Growing Pains for Blammo.
January 19, 2010
Blammo has been gaining a lot of popularity recently. It’s been on a few top comics of 2009 lists and one site named me as the artist to watch in 2010. The success and the accomplishments that I’ve made have been more than I ever truly expected only 2 years ago. I’m so very grateful…..
I don’t know if I can continue making Blammo. It has been breaking my heart thinking about it. I love it so much. Drawing that comic book has been the best thing I’ve ever done. My favorite thing. But, now, I can no longer afford to print the numbers that I need in order to keep up with the growth. I really, really can’t.
My fantasy with Blammo was for it to be printed in large numbers and placed everywhere that it could possibly be sold. I wanted it to be a well known comic book. A comic in the style of all of those classic comics from the 60′s through to the 90′s. I feel that there is a hole in the medium left by Eightball and Hate and all of the beloved comics of the past. I thought, maybe foolishly, that the people would embrace a return to the form. An alternative to the dominant graphic novel.

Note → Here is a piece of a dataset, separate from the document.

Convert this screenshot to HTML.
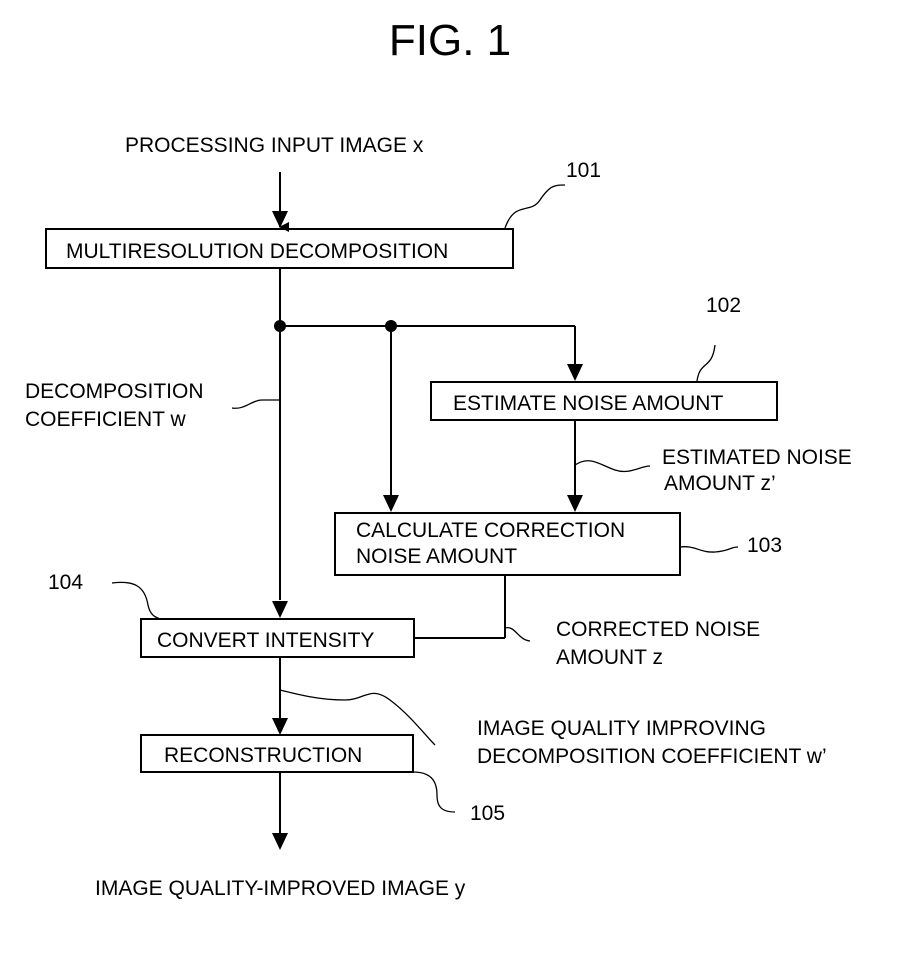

And the response I’ve gotten has been very great! Unfortunately, like I said, that’s where the problems start. As my audience grows, I’ve found that I don’t have the money to up the printing to larger numbers. I never foresaw such a fate!

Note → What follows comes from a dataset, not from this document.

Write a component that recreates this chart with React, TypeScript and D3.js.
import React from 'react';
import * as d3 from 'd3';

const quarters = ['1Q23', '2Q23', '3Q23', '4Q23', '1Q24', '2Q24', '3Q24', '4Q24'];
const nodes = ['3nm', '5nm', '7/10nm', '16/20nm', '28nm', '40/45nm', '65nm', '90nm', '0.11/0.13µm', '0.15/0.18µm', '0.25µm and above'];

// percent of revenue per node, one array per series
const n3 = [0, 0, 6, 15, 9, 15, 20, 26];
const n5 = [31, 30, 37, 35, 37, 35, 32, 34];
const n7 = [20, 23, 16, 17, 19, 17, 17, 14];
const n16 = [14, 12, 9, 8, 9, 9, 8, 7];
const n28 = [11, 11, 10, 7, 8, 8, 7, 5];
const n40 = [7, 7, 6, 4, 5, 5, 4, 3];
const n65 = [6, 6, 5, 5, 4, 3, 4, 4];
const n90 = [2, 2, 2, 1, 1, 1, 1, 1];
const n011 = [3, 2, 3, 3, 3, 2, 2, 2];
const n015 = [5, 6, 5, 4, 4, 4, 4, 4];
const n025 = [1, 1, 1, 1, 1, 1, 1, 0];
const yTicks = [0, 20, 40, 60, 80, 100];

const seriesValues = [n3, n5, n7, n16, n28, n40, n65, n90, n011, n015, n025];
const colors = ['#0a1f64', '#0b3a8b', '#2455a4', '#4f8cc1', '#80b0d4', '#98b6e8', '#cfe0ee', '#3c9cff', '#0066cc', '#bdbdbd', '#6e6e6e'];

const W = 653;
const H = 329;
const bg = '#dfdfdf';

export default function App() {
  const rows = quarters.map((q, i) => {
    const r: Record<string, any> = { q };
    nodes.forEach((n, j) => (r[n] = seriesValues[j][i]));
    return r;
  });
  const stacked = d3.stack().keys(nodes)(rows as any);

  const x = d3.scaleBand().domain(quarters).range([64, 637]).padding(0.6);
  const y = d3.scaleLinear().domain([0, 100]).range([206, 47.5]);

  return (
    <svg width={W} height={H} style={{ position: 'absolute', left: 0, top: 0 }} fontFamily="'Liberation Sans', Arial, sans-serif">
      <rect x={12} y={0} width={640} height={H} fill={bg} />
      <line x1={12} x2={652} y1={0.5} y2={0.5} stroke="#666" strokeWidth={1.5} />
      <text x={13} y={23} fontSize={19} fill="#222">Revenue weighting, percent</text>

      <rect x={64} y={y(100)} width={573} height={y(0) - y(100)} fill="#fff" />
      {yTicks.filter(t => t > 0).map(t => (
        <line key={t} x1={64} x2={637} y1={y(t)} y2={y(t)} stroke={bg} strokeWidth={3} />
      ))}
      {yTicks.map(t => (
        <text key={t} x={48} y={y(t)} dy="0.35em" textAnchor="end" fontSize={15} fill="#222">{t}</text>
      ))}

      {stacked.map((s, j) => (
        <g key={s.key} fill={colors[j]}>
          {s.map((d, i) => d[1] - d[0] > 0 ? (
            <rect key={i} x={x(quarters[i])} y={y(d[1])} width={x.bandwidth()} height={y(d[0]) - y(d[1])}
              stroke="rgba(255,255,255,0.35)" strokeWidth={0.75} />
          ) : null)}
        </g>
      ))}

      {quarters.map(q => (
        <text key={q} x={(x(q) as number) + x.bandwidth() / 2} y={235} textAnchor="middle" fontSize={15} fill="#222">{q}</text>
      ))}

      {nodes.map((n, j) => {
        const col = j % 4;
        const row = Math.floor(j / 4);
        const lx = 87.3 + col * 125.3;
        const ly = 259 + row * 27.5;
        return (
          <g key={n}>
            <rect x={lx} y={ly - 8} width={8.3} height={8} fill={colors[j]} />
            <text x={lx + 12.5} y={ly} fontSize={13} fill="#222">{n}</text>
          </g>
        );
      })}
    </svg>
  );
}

Blammo is an eccentric comic book of comedy and drama, A anachronism. But,the collective comic publisher’s tastes have changed and they no longer want to print something like Blammo. They believe that it is not worth the time nor the money. And they are sure that nobody would be interested. And I believe the opposite. I want to be able to grow and continue entertaining as many people as I can, and figuring out how to do so has been tough!
I work with a sick image in my head. I want to be accepted. I want people to look me up on the internet for a school report. I want to help save a dying art form: The Alternative Comic Book. I paid for issues 1-4 with tax returns and money that I didn’t spend on food or rent. But, now I have nothing left. Nothing but all of the comics I wanted to draw and all the covers that keep popping into my head.
The future of Noah Van Sciver’s Blammo looks bleak tonight.
Perhaps my perspective is foggy though.